**GIVEN INSTRUCTION**
Give the count of lines holding the string "diagram" and nothing else.

——

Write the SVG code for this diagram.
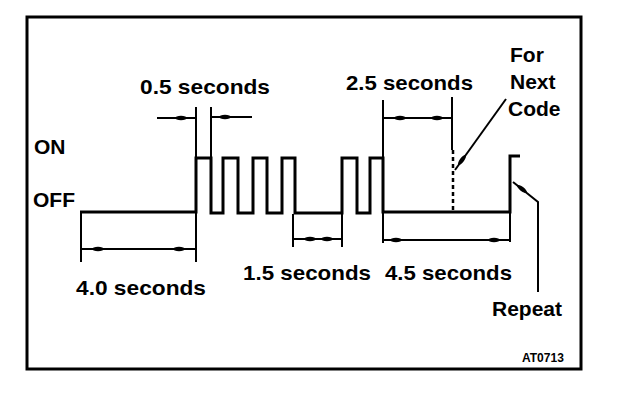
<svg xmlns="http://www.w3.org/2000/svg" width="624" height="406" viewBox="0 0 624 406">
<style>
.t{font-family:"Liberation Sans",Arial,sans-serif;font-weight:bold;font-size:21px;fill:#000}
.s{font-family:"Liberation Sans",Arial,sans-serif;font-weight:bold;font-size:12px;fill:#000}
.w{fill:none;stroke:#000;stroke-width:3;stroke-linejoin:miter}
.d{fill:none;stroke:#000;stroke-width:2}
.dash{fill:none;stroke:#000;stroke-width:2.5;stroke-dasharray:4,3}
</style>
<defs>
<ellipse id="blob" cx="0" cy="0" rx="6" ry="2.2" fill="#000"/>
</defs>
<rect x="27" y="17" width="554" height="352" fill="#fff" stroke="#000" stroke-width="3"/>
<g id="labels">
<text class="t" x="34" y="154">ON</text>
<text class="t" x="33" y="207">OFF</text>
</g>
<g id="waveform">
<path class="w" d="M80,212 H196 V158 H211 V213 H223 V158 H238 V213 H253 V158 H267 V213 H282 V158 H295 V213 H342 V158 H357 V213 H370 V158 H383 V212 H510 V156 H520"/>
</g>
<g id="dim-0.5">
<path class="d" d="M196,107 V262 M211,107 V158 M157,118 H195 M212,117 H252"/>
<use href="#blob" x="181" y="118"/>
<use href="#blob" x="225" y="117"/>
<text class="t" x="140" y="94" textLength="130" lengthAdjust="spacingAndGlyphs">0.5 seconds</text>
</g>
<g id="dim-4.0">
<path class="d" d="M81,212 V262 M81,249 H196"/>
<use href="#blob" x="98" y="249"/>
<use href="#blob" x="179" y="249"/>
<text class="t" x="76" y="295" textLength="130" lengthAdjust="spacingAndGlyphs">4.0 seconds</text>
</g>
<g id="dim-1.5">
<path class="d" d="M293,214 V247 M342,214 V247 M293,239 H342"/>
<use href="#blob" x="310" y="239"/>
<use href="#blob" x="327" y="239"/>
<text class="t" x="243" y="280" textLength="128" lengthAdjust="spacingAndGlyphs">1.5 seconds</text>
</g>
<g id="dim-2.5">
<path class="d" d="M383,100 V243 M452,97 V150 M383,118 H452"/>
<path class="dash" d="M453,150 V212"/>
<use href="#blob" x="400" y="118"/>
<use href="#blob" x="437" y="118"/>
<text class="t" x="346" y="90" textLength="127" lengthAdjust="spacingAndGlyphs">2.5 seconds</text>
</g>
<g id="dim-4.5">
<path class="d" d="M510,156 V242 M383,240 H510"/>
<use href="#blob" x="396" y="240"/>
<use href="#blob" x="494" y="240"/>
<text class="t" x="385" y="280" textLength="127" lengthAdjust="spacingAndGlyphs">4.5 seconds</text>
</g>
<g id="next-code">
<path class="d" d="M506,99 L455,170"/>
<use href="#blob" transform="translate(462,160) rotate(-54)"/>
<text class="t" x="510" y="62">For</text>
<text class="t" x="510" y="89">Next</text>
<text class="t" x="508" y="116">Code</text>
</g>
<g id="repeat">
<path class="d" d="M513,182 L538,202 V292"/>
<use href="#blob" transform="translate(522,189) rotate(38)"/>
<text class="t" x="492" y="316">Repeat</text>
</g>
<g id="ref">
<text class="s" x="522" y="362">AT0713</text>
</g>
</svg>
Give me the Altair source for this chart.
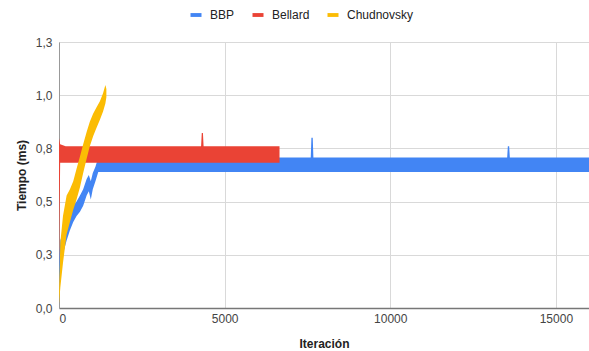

——

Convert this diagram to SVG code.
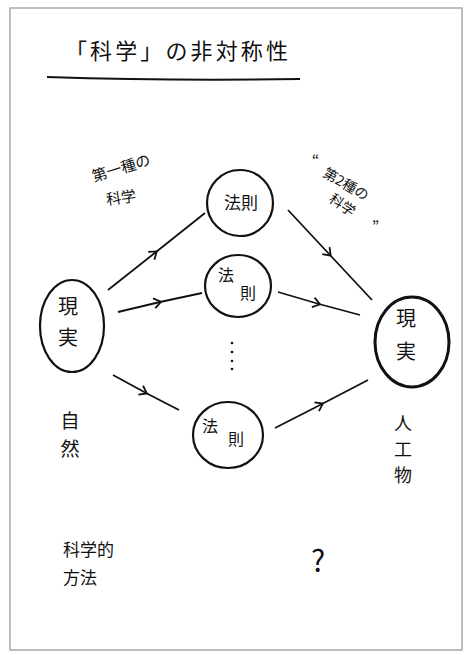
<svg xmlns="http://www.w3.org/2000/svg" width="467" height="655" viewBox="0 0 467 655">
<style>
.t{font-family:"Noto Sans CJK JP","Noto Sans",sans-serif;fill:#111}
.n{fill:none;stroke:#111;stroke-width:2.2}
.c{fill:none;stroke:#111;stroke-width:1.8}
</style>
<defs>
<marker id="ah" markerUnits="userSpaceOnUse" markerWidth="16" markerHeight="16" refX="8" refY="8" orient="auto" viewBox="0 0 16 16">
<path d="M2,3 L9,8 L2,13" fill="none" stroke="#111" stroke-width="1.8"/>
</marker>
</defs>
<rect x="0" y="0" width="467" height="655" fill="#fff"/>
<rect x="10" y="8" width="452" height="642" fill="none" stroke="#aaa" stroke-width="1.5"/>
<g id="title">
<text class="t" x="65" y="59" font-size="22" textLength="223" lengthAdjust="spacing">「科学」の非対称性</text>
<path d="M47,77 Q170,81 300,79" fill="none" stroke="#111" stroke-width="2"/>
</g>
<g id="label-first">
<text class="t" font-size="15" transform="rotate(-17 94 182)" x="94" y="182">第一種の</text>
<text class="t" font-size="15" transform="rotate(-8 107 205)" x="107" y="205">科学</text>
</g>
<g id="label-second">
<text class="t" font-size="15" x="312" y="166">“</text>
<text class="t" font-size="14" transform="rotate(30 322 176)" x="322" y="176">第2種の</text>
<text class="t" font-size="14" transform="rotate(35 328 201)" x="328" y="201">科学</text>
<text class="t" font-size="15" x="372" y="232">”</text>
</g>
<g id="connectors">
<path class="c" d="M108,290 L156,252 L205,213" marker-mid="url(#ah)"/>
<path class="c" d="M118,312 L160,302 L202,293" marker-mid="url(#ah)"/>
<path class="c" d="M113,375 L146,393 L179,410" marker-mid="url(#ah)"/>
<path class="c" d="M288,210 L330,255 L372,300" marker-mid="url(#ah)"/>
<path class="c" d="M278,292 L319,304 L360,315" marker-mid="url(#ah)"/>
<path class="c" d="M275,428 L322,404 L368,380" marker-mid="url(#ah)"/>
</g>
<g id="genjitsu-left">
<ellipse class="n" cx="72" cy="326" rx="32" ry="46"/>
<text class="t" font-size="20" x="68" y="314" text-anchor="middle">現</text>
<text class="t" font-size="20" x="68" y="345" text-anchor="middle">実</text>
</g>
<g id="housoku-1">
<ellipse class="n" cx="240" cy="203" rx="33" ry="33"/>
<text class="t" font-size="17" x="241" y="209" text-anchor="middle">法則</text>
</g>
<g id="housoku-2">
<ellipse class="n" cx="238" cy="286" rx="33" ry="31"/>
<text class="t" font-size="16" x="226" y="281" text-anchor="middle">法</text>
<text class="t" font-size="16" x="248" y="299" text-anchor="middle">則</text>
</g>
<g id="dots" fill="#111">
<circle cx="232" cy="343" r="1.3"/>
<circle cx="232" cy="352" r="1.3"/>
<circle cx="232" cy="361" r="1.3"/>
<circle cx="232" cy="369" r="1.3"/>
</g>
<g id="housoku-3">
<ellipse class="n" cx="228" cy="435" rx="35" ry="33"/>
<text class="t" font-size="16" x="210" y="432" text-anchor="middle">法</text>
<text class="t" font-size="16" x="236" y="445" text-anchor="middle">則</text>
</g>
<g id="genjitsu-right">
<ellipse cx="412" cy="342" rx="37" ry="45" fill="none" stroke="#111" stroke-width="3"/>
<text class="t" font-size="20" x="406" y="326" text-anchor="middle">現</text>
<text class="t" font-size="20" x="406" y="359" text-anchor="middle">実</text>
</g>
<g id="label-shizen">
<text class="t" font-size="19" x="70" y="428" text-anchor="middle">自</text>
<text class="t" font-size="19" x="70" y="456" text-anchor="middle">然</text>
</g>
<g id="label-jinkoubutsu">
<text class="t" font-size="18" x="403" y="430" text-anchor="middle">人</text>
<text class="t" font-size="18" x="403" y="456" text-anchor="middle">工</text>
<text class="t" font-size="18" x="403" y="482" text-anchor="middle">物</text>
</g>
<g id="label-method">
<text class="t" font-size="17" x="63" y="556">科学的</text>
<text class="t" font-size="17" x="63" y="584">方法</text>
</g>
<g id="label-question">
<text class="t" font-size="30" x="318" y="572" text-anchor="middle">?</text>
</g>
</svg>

——

**PROBLEM SOLUTION**
2